__What the task asks__. Copy the listing verbatim, excluding any images found in it.

Stored data:
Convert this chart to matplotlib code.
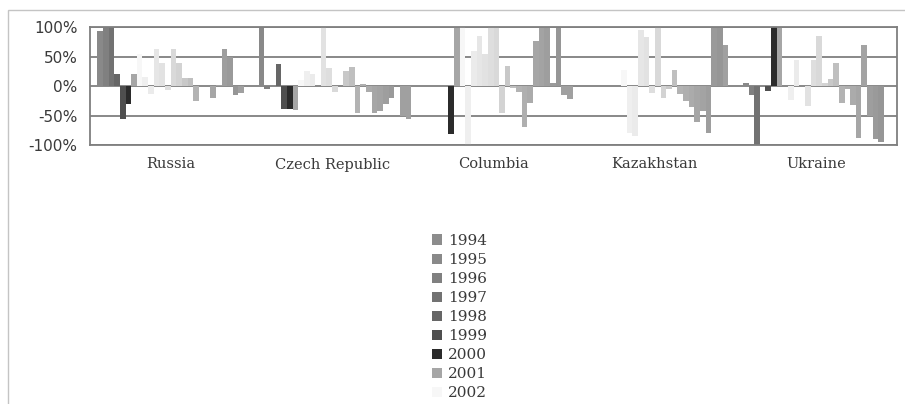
import numpy as np
import matplotlib
matplotlib.use("Agg")
import matplotlib.pyplot as plt
from matplotlib.patches import Rectangle, Patch

# ---------------- data ----------------
countries = ["Russia", "Czech Republic", "Columbia", "Kazakhstan", "Ukraine"]
years = ["1994", "1995", "1996", "1997", "1998", "1999", "2000", "2001", "2002",
         "2003", "2004", "2005", "2006", "2007", "2008", "2009", "2010", "2011",
         "2012", "2013", "2014", "2015", "2016", "2017", "2018", "2019", "2020", "2021"]

# values in percent, one per year (same order as `years`)
russia     = [0, 93, 100, 100, 20, -55, -30, 20, 55, 15, -14, 63, 40, -6, 63, 40,
              14, 14, -25, 0, 0, -20, 2, 63, 50, -15, -12, 0]
czech      = [0, 100, -5, 0, 37, -38, -38, -40, 10, 25, 20, 0, 100, 30, -10, 0,
              25, 33, -45, 3, -10, -45, -42, -30, -20, 0, -50, -55]
columbia   = [0, 0, 0, 0, 0, 0, -82, 100, 100, -100, 60, 85, 55, 100, 100, -45,
              35, -3, -10, -70, -28, 76, 100, 100, 5, 100, -15, -22]
kazakhstan = [0, 0, 0, 0, 0, 0, 0, 0, 28, -80, -85, 95, 84, -11, 100, -20,
              -5, 28, -14, -25, -35, -61, -42, -80, 100, 100, 70, 0]
ukraine    = [0, 5, -15, -100, 0, -8, 100, 100, 0, -23, 45, 0, -34, 45, 85, 5,
              12, 40, -28, -5, -32, -88, 70, -50, -90, -95, 0, 0]

# legend entries visible in the reference (the rest falls below the picture)
legend_years = years[:9]

# ---------------- style ----------------
colors = ["#8c8c8c", "#898989", "#808080", "#727272", "#666666", "#4f4f4f", "#2b2b2b",
          "#a6a6a6", "#f7f7f7", "#efefef", "#ebebeb", "#e6e6e6", "#e2e2e2", "#dedede",
          "#d9d9d9", "#d3d3d3", "#c8c8c8", "#bfbfbf", "#b3b3b3", "#afafaf", "#ababab",
          "#a6a6a6", "#a3a3a3", "#9e9e9e", "#9a9a9a", "#969696", "#a0a0a0", "#a0a0a0"]

W, H = 905, 404
fig = plt.figure(figsize=(W / 100, H / 100), dpi=100)
fig.patch.set_facecolor("white")

# chart-area border (light grey), cut off at right and bottom
fig.patches.append(Rectangle((8 / W, -0.2), 1.2, 1.2 - 10 / H,
                             transform=fig.transFigure, fill=False,
                             edgecolor="#c4c4c4", linewidth=1.0, clip_on=False))

ax = fig.add_axes([90 / W, 1 - 145 / H, 807 / W, (145 - 27.3) / H])

data = np.array([russia, czech, columbia, kazakhstan, ukraine], dtype=float) / 100.0
n_series = len(years)
x = np.arange(len(countries))
bw = 0.98 / n_series

grid_c = "#7f7f7f"
for yv in [-1, -0.5, 0, 0.5, 1]:
    ax.axhline(yv, color=grid_c, linewidth=1.3, zorder=1)

handles = []
for i in range(n_series):
    ax.bar(x + (i - (n_series - 1) / 2) * bw, data[:, i], width=bw,
           color=colors[i], linewidth=0, zorder=2)
    handles.append(Patch(facecolor=colors[i], edgecolor="none"))

ax.set_xlim(-0.5, len(countries) - 0.5)
ax.set_ylim(-1, 1)
ax.set_yticks([-1, -0.5, 0, 0.5, 1])
ax.set_yticklabels(["-100%", "-50%", "0%", "50%", "100%"])
ax.set_xticks(x)
ax.set_xticklabels(countries, family="DejaVu Serif", fontsize=10.5, color="#3a3a3a")
ax.tick_params(axis="y", length=0, pad=9, labelsize=11, labelcolor="#3a3a3a")
ax.tick_params(axis="x", length=0, pad=9)
for s in ax.spines.values():
    s.set_color(grid_c)
    s.set_linewidth(1.3)

n_leg = len(legend_years)
fig.legend(handles[:n_leg], legend_years, loc="upper left",
           bbox_to_anchor=(432 / W, 1 - 234 / H),
           frameon=False, borderpad=0, borderaxespad=0,
           handlelength=0.66, handleheight=0.66, handletextpad=0.4,
           labelspacing=0.33, prop={"family": "DejaVu Serif", "size": 11},
           labelcolor="#3a3a3a")

fig.savefig("out.png", dpi=100)
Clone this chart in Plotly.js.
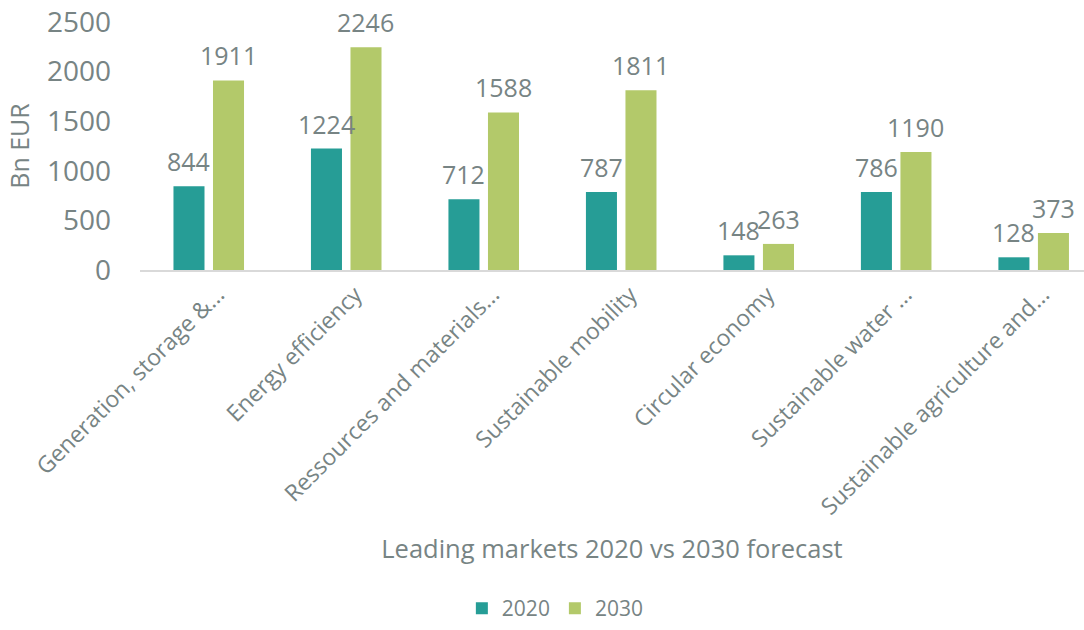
<!DOCTYPE html>
<html>
<head>
<meta charset="utf-8">
<script src="https://cdn.plot.ly/plotly-3.0.1.min.js"></script>
<style>html,body{margin:0;padding:0;background:#fff;}#chart{width:1084px;height:630px;}</style>
</head>
<body>
<div id="chart"></div>
<script>
const categories = [
  "Generation, storage &...",
  "Energy efficiency",
  "Ressources and materials...",
  "Sustainable mobility",
  "Circular economy",
  "Sustainable water ...",
  "Sustainable agriculture and..."
];
const values2020 = [844, 1224, 712, 787, 148, 786, 128];
const values2030 = [1911, 2246, 1588, 1811, 263, 1190, 373];
const seriesNames = ["2020", "2030"];
const yTicks = [0, 500, 1000, 1500, 2000, 2500];

const gray = "#778484";
const font = "Open Sans, sans-serif";
const colors = ["#269d96", "#b3c96a"];

const traces = [values2020, values2030].map((vals, i) => ({
  type: "bar",
  name: seriesNames[i],
  x: categories,
  y: vals,
  marker: {color: colors[i]},
  hoverinfo: "x+y+name"
}));

const shift = 19.75;
const annotations = [];
[values2020, values2030].forEach((vals, i) => {
  vals.forEach((v, j) => {
    annotations.push({
      x: categories[j], y: v, xref: "x", yref: "y",
      text: String(v), showarrow: false,
      xshift: i === 0 ? -shift : shift,
      yanchor: "bottom", yshift: 6,
      font: {family: font, size: 25, color: gray}
    });
  });
});

const layout = {
  width: 1084, height: 630,
  margin: {l: 140, r: 0, t: 22, b: 360},
  paper_bgcolor: "#fff", plot_bgcolor: "#fff",
  barmode: "group", bargap: 0.425, bargroupgap: 0.215,
  showlegend: true,
  legend: {orientation: "h", x: 0.44, xanchor: "center", y: -1.448, yanchor: "bottom",
           font: {family: font, size: 21, color: gray}, traceorder: "normal"},
  xaxis: {
    type: "category",
    range: [-0.5, 6.366],
    tickangle: -45,
    tickfont: {family: font, size: 23, color: gray},
    ticklabelshift: 9,
    showgrid: false, zeroline: false,
    showline: true, linecolor: "#d9d9d9", linewidth: 2,
    ticks: "",
    automargin: false,
    title: {text: "Leading markets 2020 vs 2030 forecast", font: {family: font, size: 25.5, color: gray}, standoff: 20}
  },
  yaxis: {
    range: [0, 2500],
    tickvals: yTicks,
    tickfont: {family: font, size: 28, color: gray},
    showgrid: false, zeroline: false, showline: false,
    ticklabelstandoff: 28,
    automargin: false,
    title: {text: "Bn EUR", font: {family: font, size: 25, color: gray}, standoff: 10}
  },
  annotations: annotations
};

Plotly.newPlot("chart", traces, layout, {displayModeBar: false, staticPlot: true});
</script>
</body>
</html>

__Written solution__.
Convert this chart to matplotlib code.
import numpy as np
import matplotlib
matplotlib.use("Agg")
import matplotlib.pyplot as plt
from matplotlib.patches import Rectangle, Patch

# ---------------- data ----------------
countries = ["Russia", "Czech Republic", "Columbia", "Kazakhstan", "Ukraine"]
years = ["1994", "1995", "1996", "1997", "1998", "1999", "2000", "2001", "2002",
         "2003", "2004", "2005", "2006", "2007", "2008", "2009", "2010", "2011",
         "2012", "2013", "2014", "2015", "2016", "2017", "2018", "2019", "2020", "2021"]

# values in percent, one per year (same order as `years`)
russia     = [0, 93, 100, 100, 20, -55, -30, 20, 55, 15, -14, 63, 40, -6, 63, 40,
              14, 14, -25, 0, 0, -20, 2, 63, 50, -15, -12, 0]
czech      = [0, 100, -5, 0, 37, -38, -38, -40, 10, 25, 20, 0, 100, 30, -10, 0,
              25, 33, -45, 3, -10, -45, -42, -30, -20, 0, -50, -55]
columbia   = [0, 0, 0, 0, 0, 0, -82, 100, 100, -100, 60, 85, 55, 100, 100, -45,
              35, -3, -10, -70, -28, 76, 100, 100, 5, 100, -15, -22]
kazakhstan = [0, 0, 0, 0, 0, 0, 0, 0, 28, -80, -85, 95, 84, -11, 100, -20,
              -5, 28, -14, -25, -35, -61, -42, -80, 100, 100, 70, 0]
ukraine    = [0, 5, -15, -100, 0, -8, 100, 100, 0, -23, 45, 0, -34, 45, 85, 5,
              12, 40, -28, -5, -32, -88, 70, -50, -90, -95, 0, 0]

# legend entries visible in the reference (the rest falls below the picture)
legend_years = years[:9]

# ---------------- style ----------------
colors = ["#8c8c8c", "#898989", "#808080", "#727272", "#666666", "#4f4f4f", "#2b2b2b",
          "#a6a6a6", "#f7f7f7", "#efefef", "#ebebeb", "#e6e6e6", "#e2e2e2", "#dedede",
          "#d9d9d9", "#d3d3d3", "#c8c8c8", "#bfbfbf", "#b3b3b3", "#afafaf", "#ababab",
          "#a6a6a6", "#a3a3a3", "#9e9e9e", "#9a9a9a", "#969696", "#a0a0a0", "#a0a0a0"]

W, H = 905, 404
fig = plt.figure(figsize=(W / 100, H / 100), dpi=100)
fig.patch.set_facecolor("white")

# chart-area border (light grey), cut off at right and bottom
fig.patches.append(Rectangle((8 / W, -0.2), 1.2, 1.2 - 10 / H,
                             transform=fig.transFigure, fill=False,
                             edgecolor="#c4c4c4", linewidth=1.0, clip_on=False))

ax = fig.add_axes([90 / W, 1 - 145 / H, 807 / W, (145 - 27.3) / H])

data = np.array([russia, czech, columbia, kazakhstan, ukraine], dtype=float) / 100.0
n_series = len(years)
x = np.arange(len(countries))
bw = 0.98 / n_series

grid_c = "#7f7f7f"
for yv in [-1, -0.5, 0, 0.5, 1]:
    ax.axhline(yv, color=grid_c, linewidth=1.3, zorder=1)

handles = []
for i in range(n_series):
    ax.bar(x + (i - (n_series - 1) / 2) * bw, data[:, i], width=bw,
           color=colors[i], linewidth=0, zorder=2)
    handles.append(Patch(facecolor=colors[i], edgecolor="none"))

ax.set_xlim(-0.5, len(countries) - 0.5)
ax.set_ylim(-1, 1)
ax.set_yticks([-1, -0.5, 0, 0.5, 1])
ax.set_yticklabels(["-100%", "-50%", "0%", "50%", "100%"])
ax.set_xticks(x)
ax.set_xticklabels(countries, family="DejaVu Serif", fontsize=10.5, color="#3a3a3a")
ax.tick_params(axis="y", length=0, pad=9, labelsize=11, labelcolor="#3a3a3a")
ax.tick_params(axis="x", length=0, pad=9)
for s in ax.spines.values():
    s.set_color(grid_c)
    s.set_linewidth(1.3)

n_leg = len(legend_years)
fig.legend(handles[:n_leg], legend_years, loc="upper left",
           bbox_to_anchor=(432 / W, 1 - 234 / H),
           frameon=False, borderpad=0, borderaxespad=0,
           handlelength=0.66, handleheight=0.66, handletextpad=0.4,
           labelspacing=0.33, prop={"family": "DejaVu Serif", "size": 11},
           labelcolor="#3a3a3a")

fig.savefig("out.png", dpi=100)
Clone this chart in Plotly.js.
<!DOCTYPE html>
<html>
<head>
<meta charset="utf-8">
<script src="https://cdn.plot.ly/plotly-3.0.1.min.js"></script>
<style>html,body{margin:0;padding:0;background:#fff;}#chart{width:1084px;height:630px;}</style>
</head>
<body>
<div id="chart"></div>
<script>
const categories = [
  "Generation, storage &...",
  "Energy efficiency",
  "Ressources and materials...",
  "Sustainable mobility",
  "Circular economy",
  "Sustainable water ...",
  "Sustainable agriculture and..."
];
const values2020 = [844, 1224, 712, 787, 148, 786, 128];
const values2030 = [1911, 2246, 1588, 1811, 263, 1190, 373];
const seriesNames = ["2020", "2030"];
const yTicks = [0, 500, 1000, 1500, 2000, 2500];

const gray = "#778484";
const font = "Open Sans, sans-serif";
const colors = ["#269d96", "#b3c96a"];

const traces = [values2020, values2030].map((vals, i) => ({
  type: "bar",
  name: seriesNames[i],
  x: categories,
  y: vals,
  marker: {color: colors[i]},
  hoverinfo: "x+y+name"
}));

const shift = 19.75;
const annotations = [];
[values2020, values2030].forEach((vals, i) => {
  vals.forEach((v, j) => {
    annotations.push({
      x: categories[j], y: v, xref: "x", yref: "y",
      text: String(v), showarrow: false,
      xshift: i === 0 ? -shift : shift,
      yanchor: "bottom", yshift: 6,
      font: {family: font, size: 25, color: gray}
    });
  });
});

const layout = {
  width: 1084, height: 630,
  margin: {l: 140, r: 0, t: 22, b: 360},
  paper_bgcolor: "#fff", plot_bgcolor: "#fff",
  barmode: "group", bargap: 0.425, bargroupgap: 0.215,
  showlegend: true,
  legend: {orientation: "h", x: 0.44, xanchor: "center", y: -1.448, yanchor: "bottom",
           font: {family: font, size: 21, color: gray}, traceorder: "normal"},
  xaxis: {
    type: "category",
    range: [-0.5, 6.366],
    tickangle: -45,
    tickfont: {family: font, size: 23, color: gray},
    ticklabelshift: 9,
    showgrid: false, zeroline: false,
    showline: true, linecolor: "#d9d9d9", linewidth: 2,
    ticks: "",
    automargin: false,
    title: {text: "Leading markets 2020 vs 2030 forecast", font: {family: font, size: 25.5, color: gray}, standoff: 20}
  },
  yaxis: {
    range: [0, 2500],
    tickvals: yTicks,
    tickfont: {family: font, size: 28, color: gray},
    showgrid: false, zeroline: false, showline: false,
    ticklabelstandoff: 28,
    automargin: false,
    title: {text: "Bn EUR", font: {family: font, size: 25, color: gray}, standoff: 10}
  },
  annotations: annotations
};

Plotly.newPlot("chart", traces, layout, {displayModeBar: false, staticPlot: true});
</script>
</body>
</html>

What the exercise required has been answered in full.